Happy to be an observer
by Jenn (5 out of 5 stars)
December 30, 2017
Gave as a gift to a friend who is a hot sauce enthusiast. I carefully explained that this was not something he was going to pour on his eggs every morning, and he read the label with all its warnings about skin contact and mixing it into food. He took this to mean 4-5 drops in a bowl of chili, and I suggested he start with a few drops in the whole pot instead. He shook it up, opened it, smelled it, made a face... and then stuck his tongue on the tiny drop on the cap. He was fine, for 2 seconds. Then the color drained from his face, from the hairline down. A sheen of sweat appeared and he looked panic-stricken, his eyes red and watering. There was astonishment, followed by cursing, followed by an inability to speak for a moment, then when the physical ability to make sound returned, coherent words did not. After 10-15 minutes he said it was slowly getting better, but later clarified that it only was better because his entire tongue had gone completely numb. This numbness lasted a good 30 minutes. He was fascinated, enthralled, and could not put the bottle down, but he handled it as one might handle a venomous snake - captivated, but with careful respect and a dose of outright fear.

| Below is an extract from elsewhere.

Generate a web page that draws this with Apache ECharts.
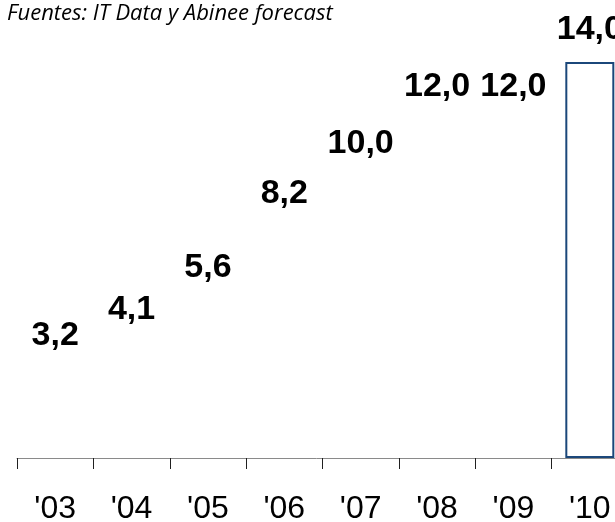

I believe he's in love.
Great additive
by The Pining Poet (4 out of 5 stars)
August 13, 2018
I like to add a few drops of this in with a mustard, or non-spicy sauce when preparing dishes to add a little kick to them. It does a very good job of adding the heat without a lot of the bitter flavor that extracts can give. It is possible to use too much and you will start to get the extract flavor, but it is not unbearable.
Works great in chilis and soups as well. I didn't see refrigeration instructions on the bottle or packaging, but I store this in my fridge when not in use. As such the syrupy constancy thickens much like when using honey. If storing in the fridge, run it under a little hot water and should be good to go.
Will definitely buy more of this in the future.